Stocks chopped around the unchanged line on Monday before finishing with modest gains as the bulls and bears continue their epic multimonth Dow Jones Industrial Average slugfest near the 18,000 level — a threshold first crossed back in December.
It’s likely that Wall Street is going to trade like this until the employment situation report is released on Friday, giving insight into the pace and timing of the Federal Reserve’s likely interest-rate hikes later this year. (This is the one and only thing that seems to move the market anymore.)
Until then, it’s probably going to be more of the same.
In the end, the Dow Jones Industrial Average gained 0.2%, the S&P 500 gained 0.2%, the Nasdaq Composite gained 0.3% and the Russell 2000 gained 0.3%.
Transportation stocks led the way thanks to gains among the airlines after Bloomberg carried comments from the CEO of Southwest (LUV) that seating capacity growth would be capped at 7%. Excess capacity growth concern hit stocks in the industry hard a couple of weeks ago. Telecoms and energy stocks were the laggards.
Treasury bonds were weaker as the 10-year yield increased to 2.2%. The dollar was stronger against its major peers. Gold lost 0.1%.

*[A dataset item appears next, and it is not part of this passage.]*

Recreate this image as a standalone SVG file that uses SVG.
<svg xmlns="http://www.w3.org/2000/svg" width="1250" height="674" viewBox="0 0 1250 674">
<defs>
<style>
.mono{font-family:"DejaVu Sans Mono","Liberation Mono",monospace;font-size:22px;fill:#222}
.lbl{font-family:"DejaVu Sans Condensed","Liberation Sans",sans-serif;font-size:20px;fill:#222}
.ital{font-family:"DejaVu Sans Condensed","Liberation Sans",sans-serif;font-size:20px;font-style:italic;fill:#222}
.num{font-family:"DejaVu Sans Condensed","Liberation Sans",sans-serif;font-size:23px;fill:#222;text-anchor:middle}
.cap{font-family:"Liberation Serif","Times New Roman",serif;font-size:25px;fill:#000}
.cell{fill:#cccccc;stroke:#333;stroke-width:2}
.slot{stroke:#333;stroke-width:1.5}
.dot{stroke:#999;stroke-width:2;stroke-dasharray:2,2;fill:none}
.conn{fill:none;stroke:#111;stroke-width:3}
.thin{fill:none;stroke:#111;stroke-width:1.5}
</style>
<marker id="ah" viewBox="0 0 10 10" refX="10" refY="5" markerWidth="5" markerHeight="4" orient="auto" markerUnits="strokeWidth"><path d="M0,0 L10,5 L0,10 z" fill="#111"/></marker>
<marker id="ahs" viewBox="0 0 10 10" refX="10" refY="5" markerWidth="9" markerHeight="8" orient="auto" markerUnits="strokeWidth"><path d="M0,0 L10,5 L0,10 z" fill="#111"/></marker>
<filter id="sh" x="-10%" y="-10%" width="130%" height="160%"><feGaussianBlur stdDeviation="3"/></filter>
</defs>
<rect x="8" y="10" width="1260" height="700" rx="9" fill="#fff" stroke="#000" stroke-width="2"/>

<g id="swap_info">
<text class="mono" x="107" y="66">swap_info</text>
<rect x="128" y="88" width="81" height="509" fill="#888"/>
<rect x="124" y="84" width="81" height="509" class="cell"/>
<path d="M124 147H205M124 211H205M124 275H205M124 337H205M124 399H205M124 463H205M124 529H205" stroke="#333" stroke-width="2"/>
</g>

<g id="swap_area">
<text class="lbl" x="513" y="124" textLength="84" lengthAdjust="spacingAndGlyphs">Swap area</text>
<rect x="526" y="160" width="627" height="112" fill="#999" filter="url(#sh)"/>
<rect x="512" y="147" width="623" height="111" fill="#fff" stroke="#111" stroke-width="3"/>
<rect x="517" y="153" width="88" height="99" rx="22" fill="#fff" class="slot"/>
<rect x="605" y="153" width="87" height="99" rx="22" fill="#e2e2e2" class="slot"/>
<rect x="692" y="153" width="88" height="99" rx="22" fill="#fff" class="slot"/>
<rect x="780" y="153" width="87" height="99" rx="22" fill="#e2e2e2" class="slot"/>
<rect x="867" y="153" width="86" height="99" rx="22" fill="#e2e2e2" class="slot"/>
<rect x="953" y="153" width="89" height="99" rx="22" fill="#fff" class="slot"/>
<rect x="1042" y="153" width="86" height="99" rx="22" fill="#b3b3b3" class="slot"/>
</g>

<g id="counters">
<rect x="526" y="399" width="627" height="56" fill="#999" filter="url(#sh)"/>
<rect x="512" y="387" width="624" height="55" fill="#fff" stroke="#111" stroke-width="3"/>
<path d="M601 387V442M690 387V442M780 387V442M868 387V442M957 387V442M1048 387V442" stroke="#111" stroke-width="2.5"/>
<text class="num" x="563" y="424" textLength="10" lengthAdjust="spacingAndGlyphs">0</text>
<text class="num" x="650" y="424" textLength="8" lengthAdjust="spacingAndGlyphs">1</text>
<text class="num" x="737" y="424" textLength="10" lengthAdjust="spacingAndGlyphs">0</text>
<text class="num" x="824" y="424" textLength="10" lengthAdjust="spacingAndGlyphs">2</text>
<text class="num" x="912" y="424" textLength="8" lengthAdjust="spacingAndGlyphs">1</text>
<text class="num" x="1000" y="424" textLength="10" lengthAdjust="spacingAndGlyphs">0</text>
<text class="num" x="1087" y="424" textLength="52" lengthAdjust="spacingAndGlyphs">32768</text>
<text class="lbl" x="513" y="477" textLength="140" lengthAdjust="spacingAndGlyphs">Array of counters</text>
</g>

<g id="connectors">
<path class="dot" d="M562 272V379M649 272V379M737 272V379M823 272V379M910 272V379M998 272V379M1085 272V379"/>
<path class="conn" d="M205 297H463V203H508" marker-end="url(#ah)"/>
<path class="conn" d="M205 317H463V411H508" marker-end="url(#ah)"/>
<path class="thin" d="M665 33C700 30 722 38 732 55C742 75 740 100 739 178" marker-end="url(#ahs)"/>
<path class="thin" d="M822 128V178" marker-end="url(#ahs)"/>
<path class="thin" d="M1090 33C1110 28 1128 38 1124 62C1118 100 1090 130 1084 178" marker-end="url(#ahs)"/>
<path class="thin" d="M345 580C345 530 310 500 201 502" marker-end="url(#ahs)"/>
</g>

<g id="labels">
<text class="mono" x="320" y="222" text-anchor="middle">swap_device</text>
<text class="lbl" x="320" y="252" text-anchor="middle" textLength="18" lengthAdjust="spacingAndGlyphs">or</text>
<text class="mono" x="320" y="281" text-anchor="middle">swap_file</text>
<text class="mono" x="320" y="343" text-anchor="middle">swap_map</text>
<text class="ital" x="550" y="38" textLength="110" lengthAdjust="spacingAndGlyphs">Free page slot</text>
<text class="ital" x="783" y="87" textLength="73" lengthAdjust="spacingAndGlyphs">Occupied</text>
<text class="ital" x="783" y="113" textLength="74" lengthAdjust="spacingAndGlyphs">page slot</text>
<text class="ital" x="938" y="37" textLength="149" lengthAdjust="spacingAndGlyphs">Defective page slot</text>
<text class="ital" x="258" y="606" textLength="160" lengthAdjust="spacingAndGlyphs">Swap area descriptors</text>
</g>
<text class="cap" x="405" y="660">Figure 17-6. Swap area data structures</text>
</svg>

It’s not just stocks that are in the doldrums, but crude oil as well as West Texas Intermediate finished essentially unchanged closing just above the $60 per barrel level that it’s been holding near since late April. Traders are waiting on the announcement from the upcoming OPEC meeting later this week. With U.S. shale oil producers ramping up activity after energy prices rebounded from their lows earlier in the year, the oil cartel looks eager for another price decline in an effort to recapture market share.
The situation in Greece remains a wildcard heading into that June 5 deadline for the $1.8 billion debt payment to the IMF, but after years of confrontations, elections and passed deadlines, traders are basically ignoring the situation in Athens.
There was some good news on the economic front. The ISM manufacturing index improved to 52.8 in May from nearly a two-year low of 51.5 in April (any reading over 50 indicates month-over-month growth). The consensus was looking for a 52 result. New orders increased to their best level since December while employment returned to growth.
New data on personal consumption expenditures suggests that caution is still in play, with personal income up 0.4% on a monthly basis in April — just ahead of consensus on dividends and rental incomes. Wages remain a little soft. As a result, the savings rate increased to 5.6% from 5.2% in March.
Headline PCE inflation rose at its slowest rate since October 2009; core PCE, the Fed’s preferred measure, rose at a 1.2% annual rate, down from the 1.3% rate that’s prevailed since December and well below their 2% target.
While U.S. stocks are in stasis, there is tradable action happening overseas.
Despite a 4.7% gain on the Shanghai Composite overnight, emerging market stocks have been weakening with the iShares MSCI Emerging Markets ETF (EEM) down 0.4% to cross below its 200-day moving average for the first time since early April. That’s boosting the ProShares Short Emerging Markets (EUM) recommended to Edge subscribers on Thursday.